How Kind You All Are To Poor Dumb Flipper. What A Gift Your Silence Is. Left To Reflect, He Becomes Less Dimwitted. In The Circle Of Silence, He Learns.

Thank you, Trepan, I like the new meds better, and the intra-cranial applicator is quite handy.

Rich to richer, story, flipper - well, G.W.?

I will reflect on that, sir. He does affect the earthiness, and I expect that (exercised adequately) he may even exude a proper scent. I wonder what he chooses to smell like, which after shave or fabric softener he prefers, for example. I wonder if Laura ever jumps him fresh off his morning run. Some comic said he could imagine Clinton working as a clerk in a 7-11, happily sampling the skank. Which job would George have risen to, I wonder, had he started from rags, in a town called Hope.

He would have made a great salesperson, that is for sure.

Huh. Which part in this film would you cast him in?

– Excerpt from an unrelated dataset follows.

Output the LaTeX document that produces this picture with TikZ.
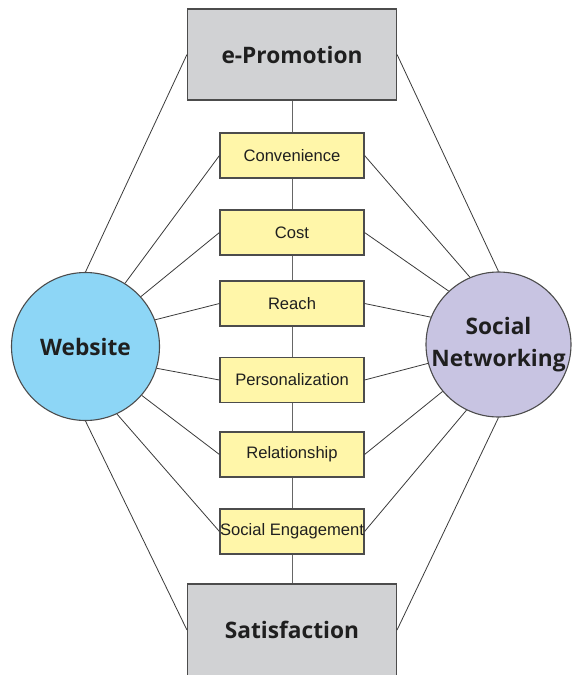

I would have cast him as the doughnut.

What? Not as a pretzel?

In the film version there's "Man in Donut Shop" character--sorry, I meant to say, fuck, there's a fucking "Man in Donut Shop" character. I would have cast him as that, but I think the role requires sentience. So pretzel or donut, I don't know. What reads more like a blithering idiot pampered from birth?

Hmmmm. If you don't have enough liquid to wash down a donut, I suppose you could choke on that just as readily as a pretzel And W has been doing a lot of choking these days, dontcha think? I don't think that being born to privilege is gonna help him. Then again, Turdblossom seems to be able to turn anything into a lovely, fragrant rose. Oops, I meant fucking fragrant rose.

Gosh, I hate to be a petty pedant, but shouldn't it be "fragant fucking rose" or, for more brio, "fragrant motherfuckin' rose?

"Fucking fragrant rose" is so laconic and accepting, but the other two affirm the entrepreneurial quality of boosting the bodaciousness of fungible commodities.

Why, you're right, Harry. I simply wasn't thinking.

Been thinking about this vastly under-rated Barry Levinson film lately. Not as brutal as Mamet.

Another fucking good one. &nbspOi! &nbspOi! &nbspOi!